Наряду с «символом» весьма распространенным в средневековых теориях искусства является категория «аллегории» как разновидности изобразительной формы репрезентации значения. В понятии «аллегория» отчетливее, чем в «символе», выступает подчиненная роль образа в отношении некоторой отвлеченной идеи, что было самой характерной чертой средневекового искусства, выполняющего дидактические задачи популяризации и пропаганды христианского учения. «Поскольку аллегоризм был специфической особенностью всего средневекового эстетического сознания, «аллегория» в средневековой эстетике выступала как понятие, наиболее адекватно выражающее понимание роли и сущности искусства»[104].

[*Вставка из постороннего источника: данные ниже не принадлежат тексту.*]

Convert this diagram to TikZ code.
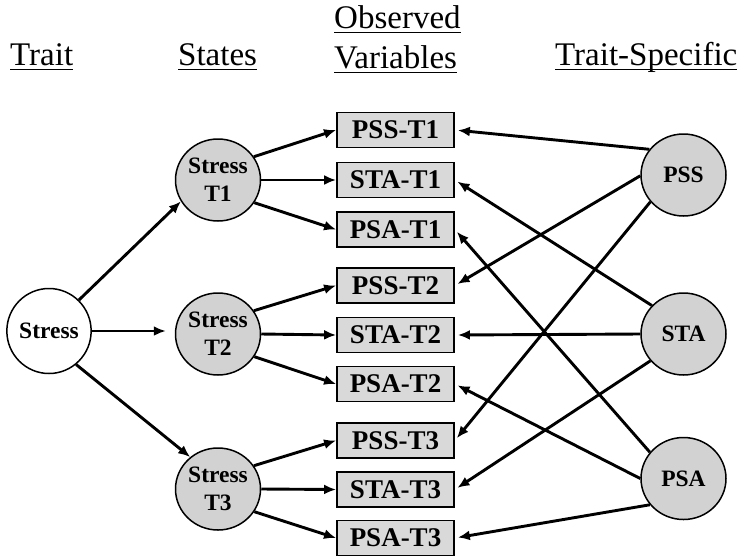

Для эстетики средних веков характерна также (идущая уже от эллинизма) тенденция подчинения поэтики риторике и знаковый подход к слову. Через Цицерона аристотелевская теория знаков перешла в средневековую Европу и была развита в трудах Боэция, Августина, Ансельма, Абеляра, Петра Испанского, Фомы Аквинского, Сигера, Роджера Бэкона, Вильяма Оккама и др. «Лингвистический» уклон средневековой знаковой теории и риторики несомненно был обусловлен стремлением христианских философов – богословов использовать речь и язык в религиозных целях, в частности, для истолкования Библии. Поскольку средневековая философия и эстетика находились в большой зависимости от теологии, материалистическая линия в эстетике не получила развития, хотя у тех или иных мыслителей можно было обнаружить в большей или меньшей степени материалистические тенденции. Поэтому коммуникативные проблемы искусства проблемы символизма, знаков и языка в искусстве – получили здесь в основном идеалистическую интерпретацию, продолжавшую ту линию, которая приведет в ХХ в. к формированию семантической философии искусства. Современные эстетики на Западе часто пишут о том, что средневековые теории символизма имеют мало общего с современными истолкованиями искусства как символизма. Разумеется, между ними есть различия, которые нельзя игнорировать, но остается фактом, что у теории средневекового эстетического символизма и философии искусства у семантиков имеется общая философская основа – идеалистическое понимание искусства.